Marcio Astrini afirma que país precisa de plano nacional para eventos extremos.
Em meio às pessoas resgatadas de áreas isoladas que chegam de bote a Porto Alegre há até crianças pequenas que aparecem sem o pai e nem a mãe. Esse é um exemplo duro de como a tragédia climática no sul do país continua produzindo relatos e imagens fortes, inclusive de um alagamento que não parece ceder porque escorre lentamente. E nos lugares onde a água baixou, como em bairros de Cruzeiro do Sul, o que emergiu foi um amontoado de destroços do que até semana passada eram casas, mercados, igreja e escolas.
Equipes de resgate e voluntários têm trabalhado até de madrugada em busca de moradores. Na capital, mais de 85% das pessoas estão sem água. Para evitar o desabastecimento de insumos em hospitais e centros médicos, a secretaria de Saúde está monitorando, em relatórios diários, o uso de oxigênio e remédios.
Em Brasília, o esforço é para assegurar condições legislativas e jurídicas de socorro ao estado. O secretário-executivo do Observatório do Clima, Marcio Astrini, disse à RFI que, além do trabalho de salvamento e reconstrução, a enchente histórica e destruidora a que assistimos hoje deve nos impelir também a abraçar de vez a questão ambiental, sob o risco de ser tarde demais.
“Todo esse debate de clima, meio ambiente, que antes a gente acompanhava por relatórios, por estudos, pelas conferências da ONU para ver o que ia acontecer, agora basta abrir a janela de casa ou olhar pela televisão, porque as mudanças climáticas estão na nossa frente, no nosso dia a dia. Isso já é realidade. E o que estamos vendo no Rio Grande do Sul nos mostra exatamente que o nosso tempo está acabando”, ressalta Astrini.

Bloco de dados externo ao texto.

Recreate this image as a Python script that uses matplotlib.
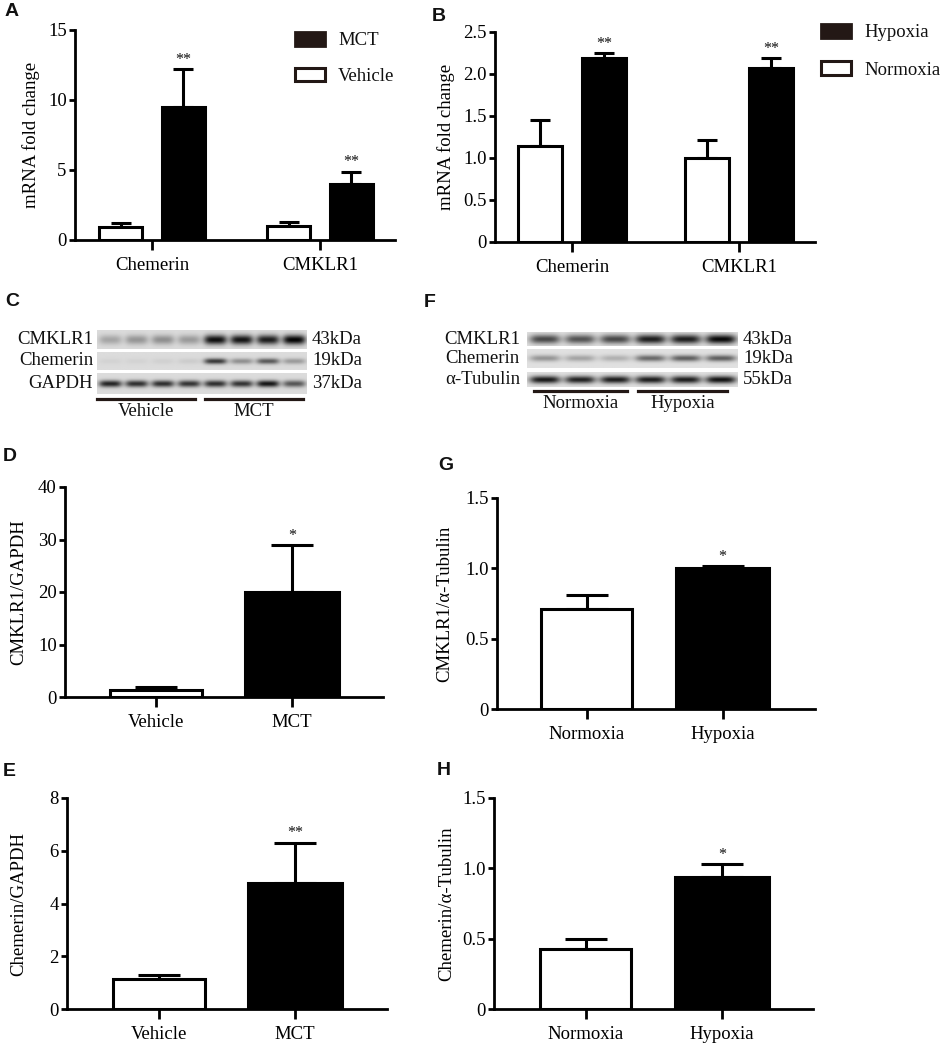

O especialista também defende a necessidade de o país contar com um programa nacional que disponha de recursos, monitoramento e medidas efetivas para lidar com eventos extremos, que já fazem parte do dia a dia do planeta. “A gente precisa urgentemente ter um plano nacional de adaptação com recursos em caixa e que olhe principalmente para as populações mais pobres. A hora de agir é agora, acabando com o desmatamento, diminuindo a emissão de poluentes. Isso é urgente pois o cenário pode piorar”.
A previsão não é animadora e a região mais ao sul do estado deve sofrer com chuvas previstas para este início de semana e também com a água que começa a escoar da região metropolitana. Uma reunião virtual de vários prefeitos com autoridades do estado alertou para o risco de grandes inundações.
“O alerta agora é para a região sul do estado, para os municípios que estão na região da Lagoa dos Patos. A água que está aqui causando todo esse transtorno na região metropolitana vai descendo em direção ao mar e, a depender da direção do vento, vai escoar de forma mais rápida ou lenta. De qualquer jeito vai subir muito o nível da lagoa, o que vai trazer muitos transtornos aos municípios. Além disso está chovendo na região sul”, alertou o governador do Rio Grande do Sul, Eduardo Leite (PSDB).
Num vídeo publicado nas redes sociais, o chefe do Executivo estadual fez um apelo para que autoridades locais e moradores acreditem nas previsões e ajam para reduzir os impactos. “Por favor, pessoal, acredite nos alertas e nos ajudem para que a gente possa salvar vidas.”
A declaração evidencia um dos maiores entraves na compreensão da importância da preservação ambiental como armadura contra eventos extremos.
“É uma tragédia terrível, mas é uma tragédia que em boa parte é alimentada e plantada todos os dias por essas pessoas que negam as mudanças climáticas e que promovem uma enxurrada desinformação, de fake news e de negacionismo. O ex-presidente foi um exemplo disso e até hoje o discurso dele nega a questão das mudanças climáticas. E como ele há vários políticos, parlamentares, inclusive do Rio Grande do Sul, que insistem no discurso negacionista”, disse o representante do Observatório do Clima.